TO BE DONE — Leave the pictures out, and retype all of the material exactly as written.

[Data items]

- - - - -

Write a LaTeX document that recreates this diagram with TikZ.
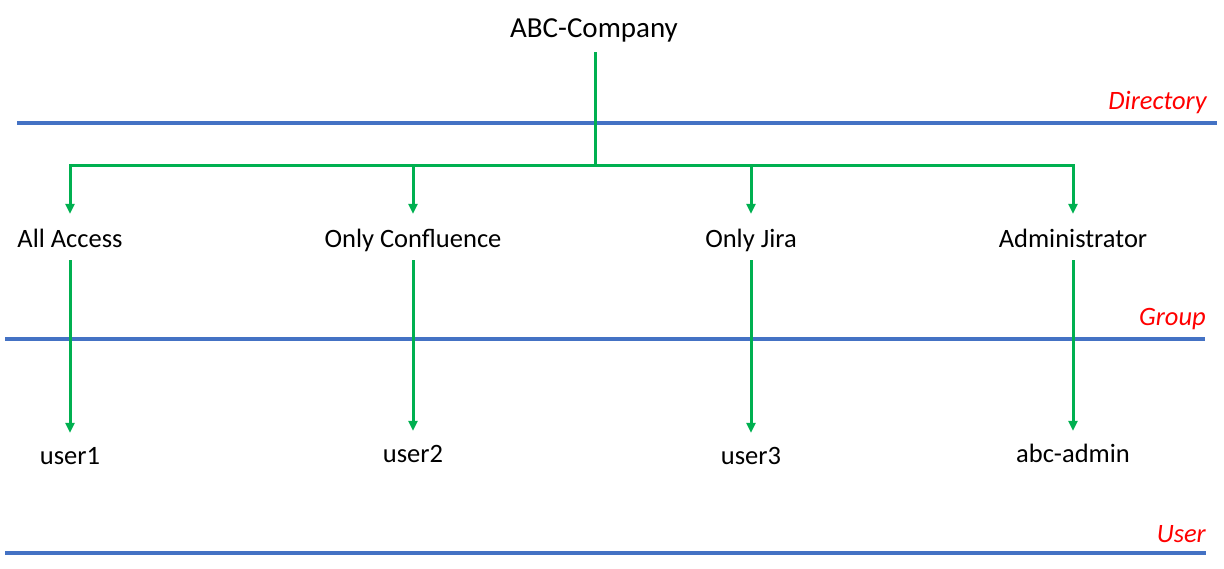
\documentclass[tikz,border=0pt]{standalone}
\usepackage{fontspec}
\setmainfont{Carlito}
\usetikzlibrary{arrows.meta}
\definecolor{offgreen}{HTML}{00B050}
\definecolor{offblue}{HTML}{4472C4}
\definecolor{offred}{HTML}{FF0000}
\begin{document}
\begin{tikzpicture}[x=1pt,y=-1pt,
  txt/.style={inner sep=0pt,font=\fontsize{26.5}{31}\selectfont},
  grp/.style={txt,anchor=base,text height=33pt,text depth=13pt},
  usr/.style={txt,anchor=base,text height=31pt,text depth=8pt},
  lvl/.style={inner sep=0pt,anchor=base east,text=offred,font=\fontsize{26.5}{31}\selectfont\itshape},
  sep/.style={draw=offblue,line width=3.5pt},
  conn/.style={draw=offgreen,line width=3pt},
  arr/.style={conn,-{Triangle[length=10pt,width=9pt]}}]
\useasboundingbox (0,0) rectangle (1224,568);
% level separators
\draw[sep] (17,123) -- (1217,123);
\draw[sep] (5,339) -- (1205,339);
\draw[sep] (5,553) -- (1206,553);
\node[lvl] (ldir) at (1207,109) {Directory};
\node[lvl] (lgrp) at (1206,325) {Group};
\node[lvl] (lusr) at (1206,542) {User};
% nodes
\node[txt,font=\fontsize{29}{34}\selectfont,anchor=base,text depth=15pt] (abc) at (594,37) {ABC-Company};
\node[grp] (g1) at (70,247) {All Access};
\node[grp] (g2) at (413,247) {Only Confluence};
\node[grp] (g3) at (751,247) {Only Jira};
\node[grp] (g4) at (1073,247) {Administrator};
\node[usr] (u1) at (70,464) {user1};
\node[usr] (u2) at (413,462) {user2};
\node[usr] (u3) at (751,464) {user3};
\node[usr] (u4) at (1073,462) {abc-admin};
\coordinate (hub) at (595,165);
% connectors
\draw[conn] (abc.south -| hub) -- (hub);
\foreach \g in {g1,g2,g3,g4}{\draw[arr] (hub) -| (\g.north);}
\draw[arr] (g1.south) -- (u1.north);
\draw[arr] (g2.south) -- (u2.north);
\draw[arr] (g3.south) -- (u3.north);
\draw[arr] (g4.south) -- (u4.north);
\end{tikzpicture}
\end{document}
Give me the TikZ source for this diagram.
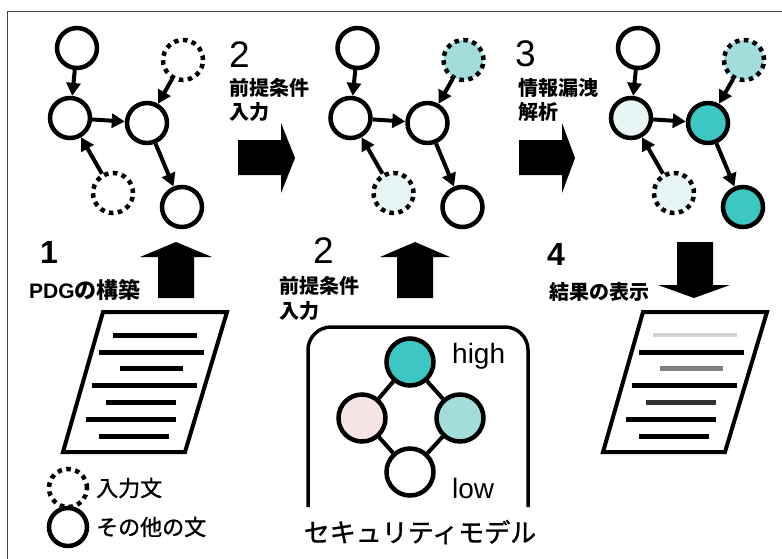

- - - - -

EXERCISE ANSWER —
Write a LaTeX document that recreates this diagram with TikZ.
\documentclass[tikz,border=0pt]{standalone}
\usepackage{fontspec}
\setmainfont{Carlito}
\usetikzlibrary{arrows.meta}
\definecolor{offgreen}{HTML}{00B050}
\definecolor{offblue}{HTML}{4472C4}
\definecolor{offred}{HTML}{FF0000}
\begin{document}
\begin{tikzpicture}[x=1pt,y=-1pt,
  txt/.style={inner sep=0pt,font=\fontsize{26.5}{31}\selectfont},
  grp/.style={txt,anchor=base,text height=33pt,text depth=13pt},
  usr/.style={txt,anchor=base,text height=31pt,text depth=8pt},
  lvl/.style={inner sep=0pt,anchor=base east,text=offred,font=\fontsize{26.5}{31}\selectfont\itshape},
  sep/.style={draw=offblue,line width=3.5pt},
  conn/.style={draw=offgreen,line width=3pt},
  arr/.style={conn,-{Triangle[length=10pt,width=9pt]}}]
\useasboundingbox (0,0) rectangle (1224,568);
% level separators
\draw[sep] (17,123) -- (1217,123);
\draw[sep] (5,339) -- (1205,339);
\draw[sep] (5,553) -- (1206,553);
\node[lvl] (ldir) at (1207,109) {Directory};
\node[lvl] (lgrp) at (1206,325) {Group};
\node[lvl] (lusr) at (1206,542) {User};
% nodes
\node[txt,font=\fontsize{29}{34}\selectfont,anchor=base,text depth=15pt] (abc) at (594,37) {ABC-Company};
\node[grp] (g1) at (70,247) {All Access};
\node[grp] (g2) at (413,247) {Only Confluence};
\node[grp] (g3) at (751,247) {Only Jira};
\node[grp] (g4) at (1073,247) {Administrator};
\node[usr] (u1) at (70,464) {user1};
\node[usr] (u2) at (413,462) {user2};
\node[usr] (u3) at (751,464) {user3};
\node[usr] (u4) at (1073,462) {abc-admin};
\coordinate (hub) at (595,165);
% connectors
\draw[conn] (abc.south -| hub) -- (hub);
\foreach \g in {g1,g2,g3,g4}{\draw[arr] (hub) -| (\g.north);}
\draw[arr] (g1.south) -- (u1.north);
\draw[arr] (g2.south) -- (u2.north);
\draw[arr] (g3.south) -- (u3.north);
\draw[arr] (g4.south) -- (u4.north);
\end{tikzpicture}
\end{document}
Give me the TikZ source for this diagram.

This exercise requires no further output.